Bacteria have long been a prolific source of potentially therapeutic natural products. But scientists estimate that only about 1% of bacteria can be grown in the lab, making most unavailable for drug discovery. As a result, scientists have largely abandoned screening microbes to find new antibiotics and other drugs.
Sean F. Brady of Rockefeller University and coworkers now report an approach to natural product discovery that bypasses the need to culture bacteria (Nat. Microbiol. 2018, DOI: 10.1038/s41564-018-0110-1). With the method, the team discovered a new class of antibiotics called malacidins.
The new study “counters the notion that soil bacteria are an exhausted source of natural products, and it opens the door to begin to explore the remaining 99% of microbial diversity that traditional culture-dependent approaches have missed,” says Steven G. Van Lanen of the University of Kentucky College of Pharmacy.
Brady and coworkers amplify and sequence bacterial DNA from environmental soil samples and then look for gene clusters that encode enzyme systems likely to biosynthesize natural products with preselected characteristics. The scientists engineer lab bacteria to express those gene clusters and then characterize bioactive metabolites the microbes produce.
In their new study, the researchers looked for gene clusters associated with calcium-binding motifs similar to those in known antibiotics such as daptomycin and friulimicin, which require calcium for their antimicrobial action. The method led them to malacidin A and B, cyclic peptides with lipid tails. The researchers showed that the malacidins work differently from daptomycin and friulimicin, which kill bacteria by disrupting cell membranes and inhibiting cell wall biosynthesis, respectively. But the scientists have yet to uncover the malacidins’ detailed mechanism of action.
The malacidins killed multidrug-resistant Gram-positive bacteria and cleared up a methicillin-resistant Staphylococcus aureus infection on the skin of rats. The targeted bacteria did not seem to develop resistance to the malacidins, and the compounds weren’t toxic to mammalian cells.
“It will take many years to develop malacidins into new antibiotics, even in the best scenario, says Huimin Zhao of the University of Illinois, Urbana-Champaign. “And malacidins kill only Gram-positive pathogens,” whereas Gram-negative therapeutics are currently more scarce. Nevertheless, using a culture-independent search strategy to discover a new class of antibiotics is an important discovery, Zhao says.

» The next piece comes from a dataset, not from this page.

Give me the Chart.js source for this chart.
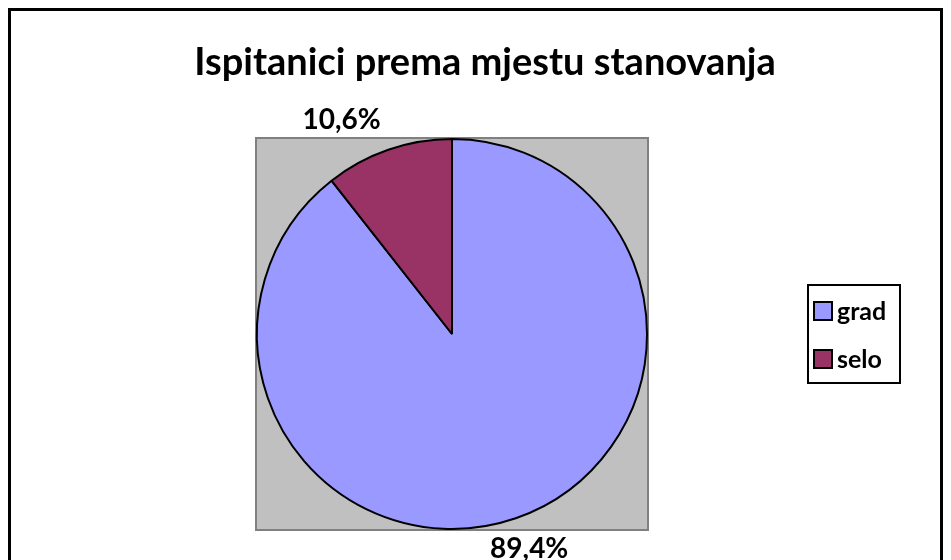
<!DOCTYPE html>
<html>
<head>
<meta charset="utf-8">
<script src="https://cdn.jsdelivr.net/npm/chart.js@4/dist/chart.umd.min.js"></script>
<style>
  html, body { margin: 0; padding: 0; background: #fff; overflow: hidden; }
  #wrap { width: 951px; height: 560px; }
</style>
</head>
<body>
<div id="wrap"><canvas id="myChart" width="951" height="560"></canvas></div>
<script>
var chartTitle = 'Ispitanici prema mjestu stanovanja';
var categories = ['grad', 'selo'];
var shares = [89.4, 10.6];
var sliceColors = ['#9999FF', '#993366'];

var FONT = 'Lato, "Open Sans", sans-serif';

function pct(v) {
    return v.toFixed(1).replace('.', ',') + '%';
}

// grey plot square, outer frame, title, legend
var frame = {
    id: 'frame',
    beforeDraw: function (chart) {
        var ctx = chart.ctx;
        var a = chart.chartArea;
        ctx.save();
        ctx.fillStyle = '#fff';
        ctx.fillRect(0, 0, chart.width, chart.height);
        ctx.fillStyle = '#C0C0C0';
        ctx.fillRect(a.left, a.top, a.right - a.left, a.bottom - a.top);
        ctx.strokeStyle = '#808080';
        ctx.lineWidth = 2;
        ctx.strokeRect(a.left, a.top, a.right - a.left, a.bottom - a.top);
        ctx.restore();
    },
    afterDraw: function (chart) {
        var ctx = chart.ctx;
        ctx.save();
        // outer border (bottom edge falls below the canvas)
        ctx.strokeStyle = '#000';
        ctx.lineWidth = 3;
        ctx.strokeRect(9.5, 9.5, 932, 700);

        ctx.fillStyle = '#000';
        ctx.font = 'bold 38px ' + FONT;
        ctx.textAlign = 'center';
        ctx.textBaseline = 'alphabetic';
        ctx.fillText(chartTitle, 485, 75);

        // legend
        ctx.lineWidth = 2;
        ctx.strokeRect(808, 285, 92, 98);
        ctx.font = 'bold 25px ' + FONT;
        ctx.textAlign = 'left';
        for (var i = 0; i < categories.length; i++) {
            var y = 302 + i * 48;
            ctx.fillStyle = sliceColors[i];
            ctx.fillRect(814, y, 18, 18);
            ctx.strokeStyle = '#000';
            ctx.strokeRect(814, y, 18, 18);
            ctx.fillStyle = '#000';
            ctx.fillText(categories[i], 837, y + 18);
        }

        // value labels outside each slice
        var meta = chart.getDatasetMeta(0);
        ctx.font = 'bold 28px ' + FONT;
        ctx.textAlign = 'center';
        ctx.textBaseline = 'middle';
        meta.data.forEach(function (arc, i) {
            var p = arc.getProps(['x', 'y', 'startAngle', 'endAngle', 'outerRadius'], true);
            var mid = (p.startAngle + p.endAngle) / 2;
            var r = p.outerRadius + 32;
            var dx = Math.cos(mid), dy = Math.sin(mid);
            var txt = pct(shares[i]);
            var w = ctx.measureText(txt).width;
            var cx = p.x + dx * r + (dx < 0 ? -w / 2 : 0) + 3;
            var cy = p.y + dy * r;
            ctx.fillText(txt, cx, cy);
        });
        ctx.restore();
    }
};

var ctx = document.getElementById('myChart').getContext('2d');
var myChart = new Chart(ctx, {
    type: 'pie',
    data: {
        labels: categories,
        datasets: [{
            data: shares,
            backgroundColor: sliceColors,
            borderColor: '#000',
            borderWidth: 2
        }]
    },
    options: {
        responsive: false,
        animation: false,
        rotation: 0,
        layout: {
            padding: { left: 256, right: 303, top: 138, bottom: 30 }
        },
        plugins: {
            legend: { display: false },
            title: { display: false },
            tooltip: { enabled: false }
        }
    },
    plugins: [frame]
});
</script>
</body>
</html>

Brady says his group’s findings suggest that scientists have yet to characterize most of the lipopeptides produced by soil microbes. “Even within our large soil collection, we have captured only a fraction of the biosynthetic diversity that exists within the calcium-dependent antibiotic family,” he adds.
His team is trying to improve the pharmacological properties of the malacidins and identify natural-product analogs. Brady co-founded Lodo Therapeutics, in New York City, to identify and produce bioactive natural products discovered through this soil-based microbial DNA method (C&EN, Oct. 31, 2016, page 31).